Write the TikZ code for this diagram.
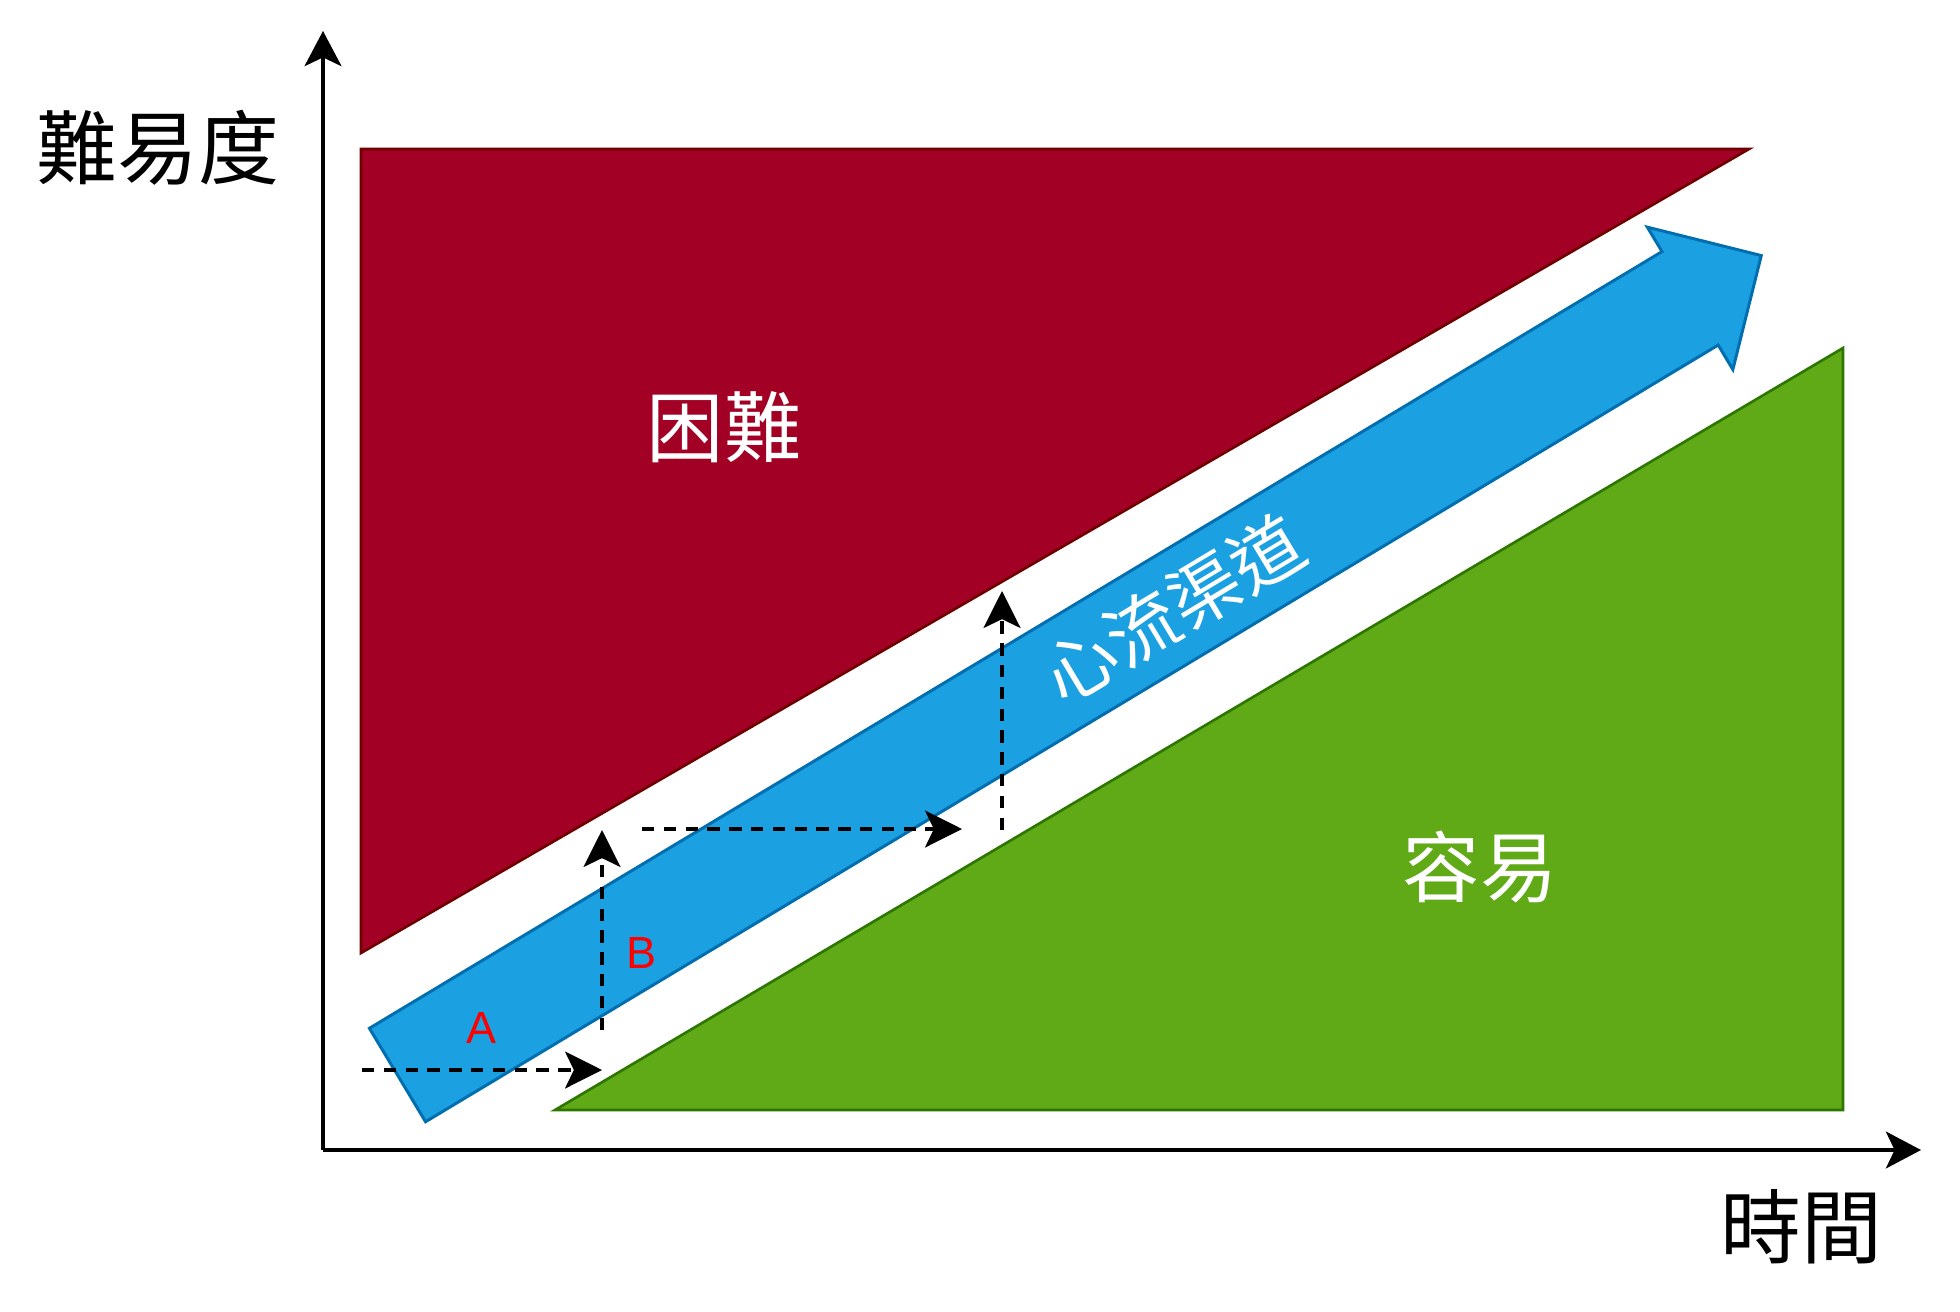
\documentclass[tikz,border=0pt]{standalone}
\usepackage{fontspec}
\setmainfont{Liberation Sans}
\newfontfamily\cjk{Noto Sans CJK TC}
\usetikzlibrary{arrows.meta}
\definecolor{hardfill}{HTML}{A20025}
\definecolor{hardline}{HTML}{6F0000}
\definecolor{easyfill}{HTML}{60A917}
\definecolor{easyline}{HTML}{2D7600}
\definecolor{flowfill}{HTML}{1BA1E2}
\definecolor{flowline}{HTML}{006EAF}
\begin{document}
\begin{tikzpicture}[x=0.01cm,y=-0.01cm,
  axis/.style={line width=0.95pt,-{Stealth[length=10pt,width=10.5pt,inset=2.5pt]}},
  dasharrow/.style={line width=1.05pt,dash pattern=on 3.5pt off 2.7pt,-{Stealth[length=10.5pt,width=10.5pt,inset=2.5pt]}},
  zone/.style={line width=0.75pt},
  biglabel/.style={font=\cjk\fontsize{23}{27}\selectfont,text=black,inner sep=0pt},
  zonelabel/.style={font=\cjk\fontsize{22}{26}\selectfont,text=white,inner sep=0pt},
  flowlabel/.style={font=\cjk\fontsize{20.5}{24}\selectfont,text=white,inner sep=0pt},
  letter/.style={font=\fontsize{12.8}{15}\selectfont,text=red,inner sep=0pt}]
\useasboundingbox (0,0) rectangle (1960,1312);
\fill[white] (0,0) rectangle (1960,1312);
% zones
\filldraw[zone,fill=hardfill,draw=hardline] (361,149) -- (1749,149) -- (361,953) -- cycle;
\filldraw[zone,fill=easyfill,draw=easyline] (555,1110) -- (1843,1110) -- (1843,348) -- cycle;
% flow channel arrow
\begin{scope}[shift={(397.5,1075)},rotate=31]
  \filldraw[line width=0.85pt,fill=flowfill,draw=flowline]
    (0,-54.5) -- (1508,-54.5) -- (1508,-83) -- (1591,0) -- (1508,83) -- (1508,54.5) -- (0,54.5) -- cycle;
  \node[flowlabel,rotate=31] (flow) at (905,0) {心流渠道};
\end{scope}
% axes
\coordinate (O) at (323,1150);
\coordinate (ytop) at (323,31);
\coordinate (xend) at (1921,1150);
\draw[axis] (O) -- (ytop);
\draw[axis] (O) -- (xend);
% dashed path
\coordinate (a1) at (362,1070);
\coordinate (a2) at (602,1070);
\coordinate (b1) at (602,1030);
\coordinate (b2) at (602,830);
\coordinate (c1) at (642,829);
\coordinate (c2) at (962,829);
\coordinate (d1) at (1002,830);
\coordinate (d2) at (1002,591);
\draw[dasharrow] (a1) -- (a2);
\draw[dasharrow] (b1) -- (b2);
\draw[dasharrow] (c1) -- (c2);
\draw[dasharrow] (d1) -- (d2);
% labels
\node[biglabel] (ylab) at (158,148) {難易度};
\node[zonelabel] (hard) at (724,427) {困難};
\node[zonelabel] (easy) at (1480,867) {容易};
\node[biglabel] (xlab) at (1801,1227) {時間};
\node[letter] (la) at (482,1028) {A};
\node[letter] (lb) at (642,953) {B};
\end{tikzpicture}
\end{document}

Challenge: The data should be printed again unchanged; leave its pictures out.

Task result:
Write the TikZ code for this diagram.
\documentclass[tikz,border=0pt]{standalone}
\usepackage{fontspec}
\setmainfont{Liberation Sans}
\newfontfamily\cjk{Noto Sans CJK TC}
\usetikzlibrary{arrows.meta}
\definecolor{hardfill}{HTML}{A20025}
\definecolor{hardline}{HTML}{6F0000}
\definecolor{easyfill}{HTML}{60A917}
\definecolor{easyline}{HTML}{2D7600}
\definecolor{flowfill}{HTML}{1BA1E2}
\definecolor{flowline}{HTML}{006EAF}
\begin{document}
\begin{tikzpicture}[x=0.01cm,y=-0.01cm,
  axis/.style={line width=0.95pt,-{Stealth[length=10pt,width=10.5pt,inset=2.5pt]}},
  dasharrow/.style={line width=1.05pt,dash pattern=on 3.5pt off 2.7pt,-{Stealth[length=10.5pt,width=10.5pt,inset=2.5pt]}},
  zone/.style={line width=0.75pt},
  biglabel/.style={font=\cjk\fontsize{23}{27}\selectfont,text=black,inner sep=0pt},
  zonelabel/.style={font=\cjk\fontsize{22}{26}\selectfont,text=white,inner sep=0pt},
  flowlabel/.style={font=\cjk\fontsize{20.5}{24}\selectfont,text=white,inner sep=0pt},
  letter/.style={font=\fontsize{12.8}{15}\selectfont,text=red,inner sep=0pt}]
\useasboundingbox (0,0) rectangle (1960,1312);
\fill[white] (0,0) rectangle (1960,1312);
% zones
\filldraw[zone,fill=hardfill,draw=hardline] (361,149) -- (1749,149) -- (361,953) -- cycle;
\filldraw[zone,fill=easyfill,draw=easyline] (555,1110) -- (1843,1110) -- (1843,348) -- cycle;
% flow channel arrow
\begin{scope}[shift={(397.5,1075)},rotate=31]
  \filldraw[line width=0.85pt,fill=flowfill,draw=flowline]
    (0,-54.5) -- (1508,-54.5) -- (1508,-83) -- (1591,0) -- (1508,83) -- (1508,54.5) -- (0,54.5) -- cycle;
  \node[flowlabel,rotate=31] (flow) at (905,0) {心流渠道};
\end{scope}
% axes
\coordinate (O) at (323,1150);
\coordinate (ytop) at (323,31);
\coordinate (xend) at (1921,1150);
\draw[axis] (O) -- (ytop);
\draw[axis] (O) -- (xend);
% dashed path
\coordinate (a1) at (362,1070);
\coordinate (a2) at (602,1070);
\coordinate (b1) at (602,1030);
\coordinate (b2) at (602,830);
\coordinate (c1) at (642,829);
\coordinate (c2) at (962,829);
\coordinate (d1) at (1002,830);
\coordinate (d2) at (1002,591);
\draw[dasharrow] (a1) -- (a2);
\draw[dasharrow] (b1) -- (b2);
\draw[dasharrow] (c1) -- (c2);
\draw[dasharrow] (d1) -- (d2);
% labels
\node[biglabel] (ylab) at (158,148) {難易度};
\node[zonelabel] (hard) at (724,427) {困難};
\node[zonelabel] (easy) at (1480,867) {容易};
\node[biglabel] (xlab) at (1801,1227) {時間};
\node[letter] (la) at (482,1028) {A};
\node[letter] (lb) at (642,953) {B};
\end{tikzpicture}
\end{document}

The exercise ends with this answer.